Теперь в сурковской хоромине живут другие люди: вверху — уполномоченный поселка, в другой комнате — семья шпалотеса, внизу — Сотин, а рядом с ним — трое холуницких плотников. Рабочий люд заселил гнездовье купца, а пастух (которому не раз говаривал Тихон: «Да ведь ты кто? Никто, голь перекатная… сколь тебе дам за пастьбу, столь и возьмешь, и некуда тебе идти с жалобой») стал хозяином прежних сурковских владений…
Авдей приземист, плотен в плечах, коротко остриженные волосы торчат ежиком, на висках — густая седина, хотя ему всего сорок лет.

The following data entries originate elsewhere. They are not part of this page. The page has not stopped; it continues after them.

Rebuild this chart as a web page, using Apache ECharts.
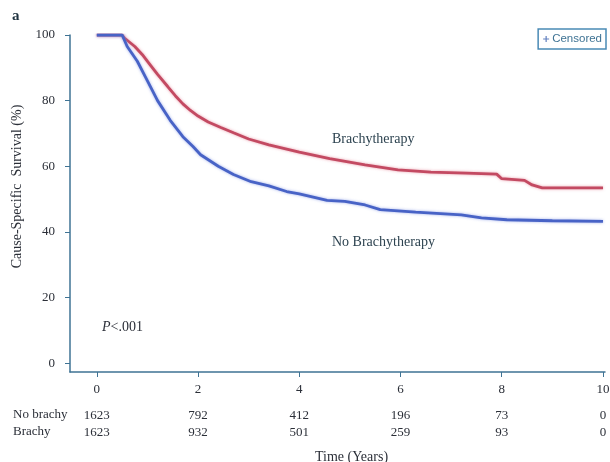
<!DOCTYPE html>
<html lang="en">
<head>
  <meta charset="UTF-8">
  <script src="https://cdn.jsdelivr.net/npm/echarts@6.0.0/dist/echarts.min.js"></script>
</head>
<body style="margin:0;background:#fff;">
  <div id="kmChart" style="width: 610px;height:462px;"></div>

  <script type="text/javascript">

    // Kaplan-Meier curves: [years, survival %]
    var brachyCurve = [
      [0, 100], [0.5, 100], [0.55, 99], [0.75, 96.5], [0.9, 94], [1.05, 91],
      [1.2, 88], [1.4, 84.3], [1.55, 81.5], [1.7, 79], [1.85, 77], [2.0, 75.3],
      [2.2, 73.5], [2.45, 71.8], [2.7, 70.2], [3.0, 68.3], [3.4, 66.5],
      [4.0, 64.3], [4.6, 62.3], [5.3, 60.4], [5.95, 58.9], [6.6, 58.2],
      [7.3, 57.9], [7.9, 57.6], [8.0, 56.2], [8.45, 55.7], [8.6, 54.3],
      [8.8, 53.4], [10.0, 53.4]
    ];
    var noBrachyCurve = [
      [0, 100], [0.5, 100], [0.6, 96.5], [0.8, 92], [1.0, 86], [1.2, 80],
      [1.45, 74], [1.7, 69], [1.9, 66], [2.05, 63.5], [2.4, 60], [2.7, 57.5],
      [3.05, 55.3], [3.4, 54], [3.75, 52.3], [4.0, 51.6], [4.55, 49.6],
      [4.9, 49.3], [5.3, 48.2], [5.6, 46.8], [6.3, 46], [7.2, 45.2],
      [7.6, 44.3], [8.1, 43.7], [9.0, 43.4], [10.0, 43.2]
    ];

    // numbers at risk
    var riskTimes = [0, 2, 4, 6, 8, 10];
    var noBrachyRisk = [1623, 792, 412, 196, 73, 0];
    var brachyRisk = [1623, 932, 501, 259, 93, 0];

    var yTicks = [0, 20, 40, 60, 80, 100];

    var serif = '"Liberation Serif", "DejaVu Serif", serif';
    var axisColor = '#3f7394';
    var textColor = '#2b2f38';

    var chart = echarts.init(document.getElementById('kmChart'));

    function riskAxis(counts, offset) {
        return {
            type: 'value',
            gridIndex: 0,
            position: 'bottom',
            offset: offset,
            min: -0.53,
            max: 10.04,
            axisLine: { show: false, onZero: false },
            axisTick: { show: false },
            splitLine: { show: false },
            axisLabel: {
                customValues: riskTimes,
                margin: 8,
                fontFamily: serif,
                fontSize: 13,
                color: textColor,
                formatter: function (v) {
                    var i = riskTimes.indexOf(v);
                    return i >= 0 ? String(counts[i]) : '';
                }
            }
        };
    }

    var option = {
        animation: false,
        backgroundColor: '#fff',
        grid: { left: 70, right: 5, top: 35, bottom: 90, outerBoundsMode: 'none', containLabel: false },
        legend: {
            data: ['Censored'],
            right: 4,
            top: 29,
            padding: [4, 4, 4, 5],
            borderColor: '#4a8ab5',
            borderWidth: 1.5,
            itemWidth: 6,
            itemHeight: 6,
            itemGap: 4,
            icon: 'path://M2,0H3V2H5V3H3V5H2V3H0V2H2Z',
            textStyle: { fontFamily: 'Liberation Sans, Arial, sans-serif', fontSize: 11.5, color: '#3f7394', padding: [0, 0, 0, -2] }
        },
        xAxis: [
            {
                type: 'value',
                min: -0.53,
                max: 10.04,
                name: 'Time (Years)',
                nameLocation: 'middle',
                nameGap: 78,
                nameTextStyle: { fontFamily: serif, fontSize: 14, color: textColor, padding: [0, 0, 0, 28] },
                axisLine: { onZero: false, lineStyle: { color: axisColor, width: 1.5 } },
                axisTick: { customValues: riskTimes, length: 5, lineStyle: { color: axisColor } },
                axisLabel: { customValues: riskTimes, margin: 11, fontFamily: serif, fontSize: 13, color: textColor },
                splitLine: { show: false }
            },
            riskAxis(noBrachyRisk, 29),
            riskAxis(brachyRisk, 46)
        ],
        yAxis: {
            type: 'value',
            min: -2.7,
            max: 100,
            name: 'Cause-Specific  Survival (%)',
            nameLocation: 'middle',
            nameGap: 46,
            nameRotate: 90,
            nameTextStyle: { fontFamily: serif, fontSize: 14, color: textColor, padding: [0, 0, 0, 34] },
            axisLine: { show: true, onZero: false, lineStyle: { color: axisColor, width: 1.5 } },
            axisTick: { show: true, customValues: yTicks, length: 5, lineStyle: { color: axisColor } },
            axisLabel: { customValues: yTicks, margin: 15, fontFamily: serif, fontSize: 13, color: textColor },
            splitLine: { show: false }
        },
        series: [
            {
                name: 'Brachytherapy',
                type: 'line',
                xAxisIndex: 0,
                data: brachyCurve,
                showSymbol: false,
                lineStyle: { color: '#c34a62', width: 2.8, shadowColor: 'rgba(225,120,140,0.7)', shadowBlur: 3 }
            },
            {
                name: 'No Brachytherapy',
                type: 'line',
                xAxisIndex: 0,
                data: noBrachyCurve,
                showSymbol: false,
                lineStyle: { color: '#4863c6', width: 2.8, shadowColor: 'rgba(120,140,225,0.7)', shadowBlur: 3 }
            },
            {
                name: 'Censored',
                type: 'scatter',
                xAxisIndex: 0,
                data: [],
                itemStyle: { color: '#3a5fae' }
            }
        ],
        graphic: [
            { type: 'text', left: 12, top: 9, style: { text: 'a', font: 'bold 15px ' + serif, fill: '#1f3340' } },
            { type: 'text', left: 332, top: 132, style: { text: 'Brachytherapy', font: '14px ' + serif, fill: '#2d4350' } },
            { type: 'text', left: 332, top: 235, style: { text: 'No Brachytherapy', font: '14px ' + serif, fill: '#2d4350' } },
            { type: 'text', left: 102, top: 320, style: { rich: { i: { fontStyle: 'italic', fontFamily: serif, fontSize: 14, fill: textColor }, n: { fontFamily: serif, fontSize: 14, fill: textColor } }, text: '{i|P}{n|<.001}' } },
            { type: 'text', left: 13, top: 408, style: { text: 'No brachy', font: '13px ' + serif, fill: textColor } },
            { type: 'text', left: 13, top: 425, style: { text: 'Brachy', font: '13px ' + serif, fill: textColor } }
        ]
    };

    chart.setOption(option);
  </script>
</body>
</html>
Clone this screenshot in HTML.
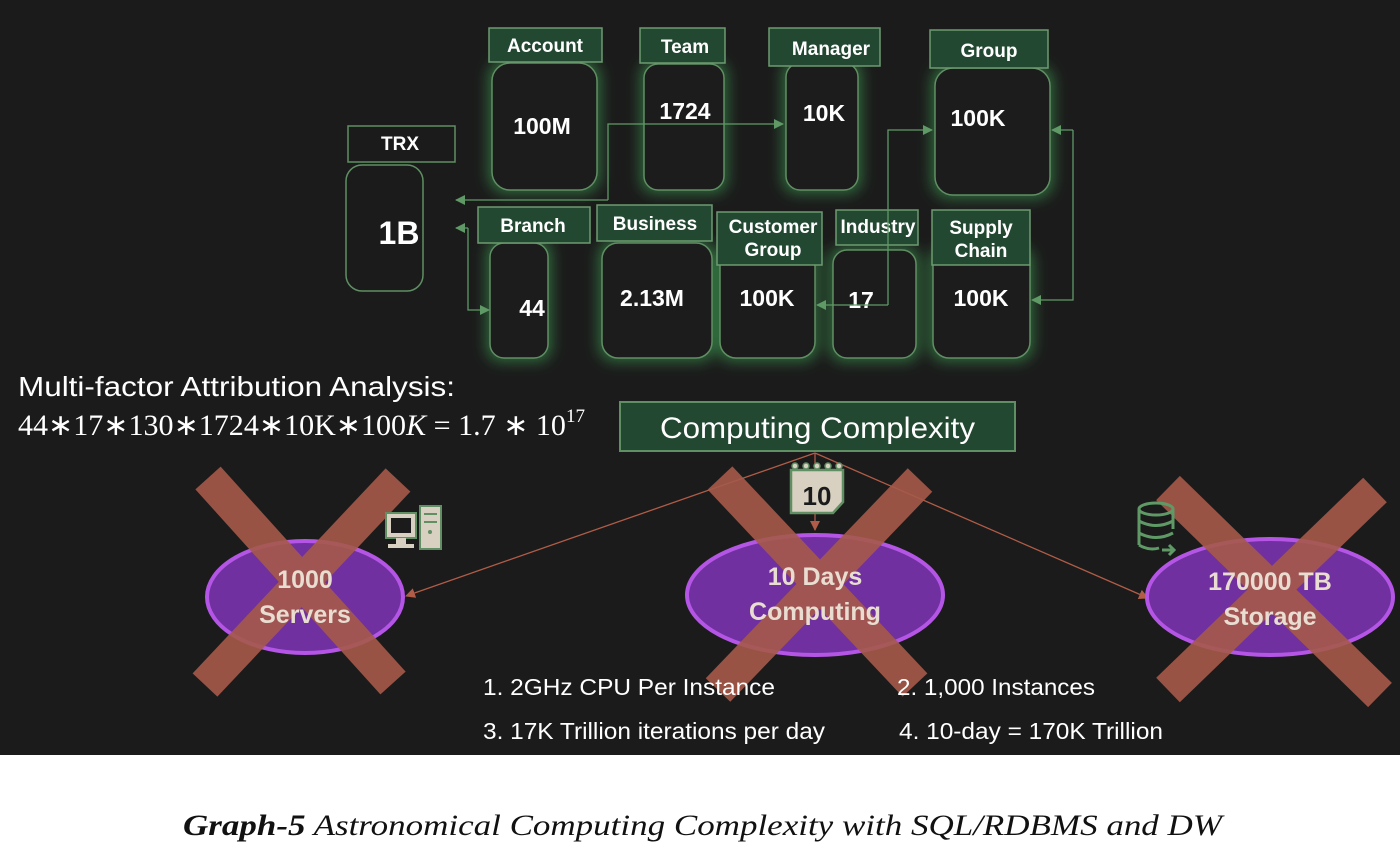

Смуглое лицо, немного выдающиеся скулы, с маленькой горбинкой нос и карие, с искринкой глаза — обнаруживают в нем человека простого и даже благодушного, но способного понять и чужое горе, и радость, и, когда надо, быть решительным и твердым.
— Вот что, Ефрем Герасимыч… вижу, что вы оба повесили головы. Неужели так безнадежно? Не думаю. Кудёмовские врачи неплохие: что надо, предпримут, а если и случится что, руки-то все же опускать не полагается. Если горе согнуло человека, значит в нем крепости не было… Тебя я считал крепким, а жену — поддержи… Еще вот что… будешь в Ольховке, побывай в семьдесят второй даче, — нельзя ли передвинуть ставеж пониже, чтобы вязать плоты прямо на льду?.. Я припоминаю это Староречье: пойма широкая, берег отлогий, простор есть… А в Ольховке людей копни поглубже: заведующий обозом там… себя ведет подозрительно, и жалобы поступили…
Бережнов собрался уходить, но у порога задержался еще на минуту:
— Петр Николаич чего-то не захотел в Ольховку, а я посылал… Мне это не понравилось. Не поехал, отговорился… Очень странно… Как ты думаешь: в чем тут причина? — спросил он озабоченно.
— Не знаю… Ведь и здесь делов всяких много.
Проводив Бережнова, Сотин запер сенную дверь, вернулся в комнату и сказал жене:
— Ты ложись, я посижу с ним. А часа в три меня сменишь.
Игорь лежал тихо, закрытый до подбородка ватным одеялом: спутанные кольчики волос казались потными, тени от длинных сомкнутых ресниц обозначились резко, по временам он будто всхлипывал, сипел от удушья. Отец легонько тронул рукою его лоб, потом висок. — ребенка знобило. Он снял с себя пиджак и поверх всего одел маленького: хотелось согреть его, — быть может, вместе с теплом придет и облегченье…
Вскоре больного потревожил приступ кашля, он открыл глаза, зашевелился и, повернув голову к отцу, заплакал. Сотин вместе с одеялом поднял его, заходил по комнате. В сдавленной тишине нудно тянулось время. На дворе пропели петухи. Миновала полночь, а он, с сыном на руках, все ходил и ходил, нежно и тихо баюкал песней, рожденной сердцем в эту глухую ночь:
По зеленому лужку
Пробежали кони,
Отшумели под окном
Зеленые клены…
Горячей щекой Игорь доверчиво прижался к отцу, потом — убаюканный — замолк, а он продолжал ступать по половицам; руки онемели от тяжести, стали словно чужие и едва сдерживали дорогую ношу. Бережно, чтобы не потревожить, положил Игоря в детскую кровать, привалился спиною к стене и незаметно заснул…
Утром, когда брезжил рассвет, Ефрем Герасимович вскипятил самовар, потом разбудил жену. Игорю стало к утру как будто лучше: не плакал, дыхание было ровнее, кашлял реже, не задыхался.